Sind das aber nicht die oft zitierten Erwartungen der Gesellschaft?
Wenn es denn so wäre! Hier geht es doch eher um Marketing des Lebensmittelhandels. Wir beobachten zunehmend, dass sich Handelsketten nach außen weniger über den Preis definieren als früher, sondern um die beste Marketingidee wetteifern. Wenn ein Vermarktungskonzept wie Gentechnikfreiheit im Verkauf zieht, dann müssen wir Bauern das liefern – selbst wenn Gentechnikfreiheit sonst nirgends auf der Welt ein Thema ist.

Hätte da ein starker Branchenverband nicht eine Aufgabe?

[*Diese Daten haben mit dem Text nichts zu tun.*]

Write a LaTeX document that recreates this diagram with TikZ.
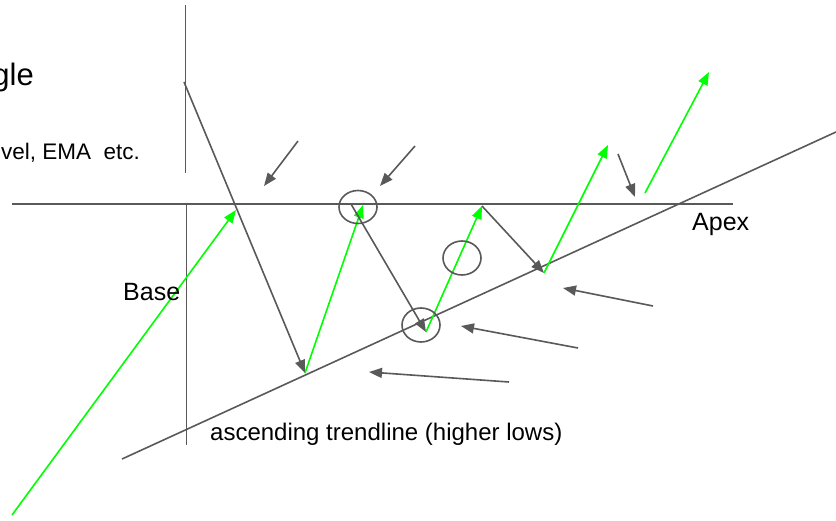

Der Deutsche Bauernverband hat sich von Anfang sehr stark für einen solchen Branchenverband gemacht. Nicht nur, um eine bessere Lobby zu haben, sondern um alle Möglichkeiten der Zusammenarbeit nutzen zu können. Die Interessengemeinschaft Milch, auf die man sich dann einigte, wächst derzeit. Uelzena kam neu hinzu, Goldsteig aus Bayern tritt jetzt bei. Wir begleiten das positiv, sind aber der Meinung, dass da noch mehr möglich ist. Andere Länder, siehe Österreich, Irland oder Frankreich, machen uns das vor.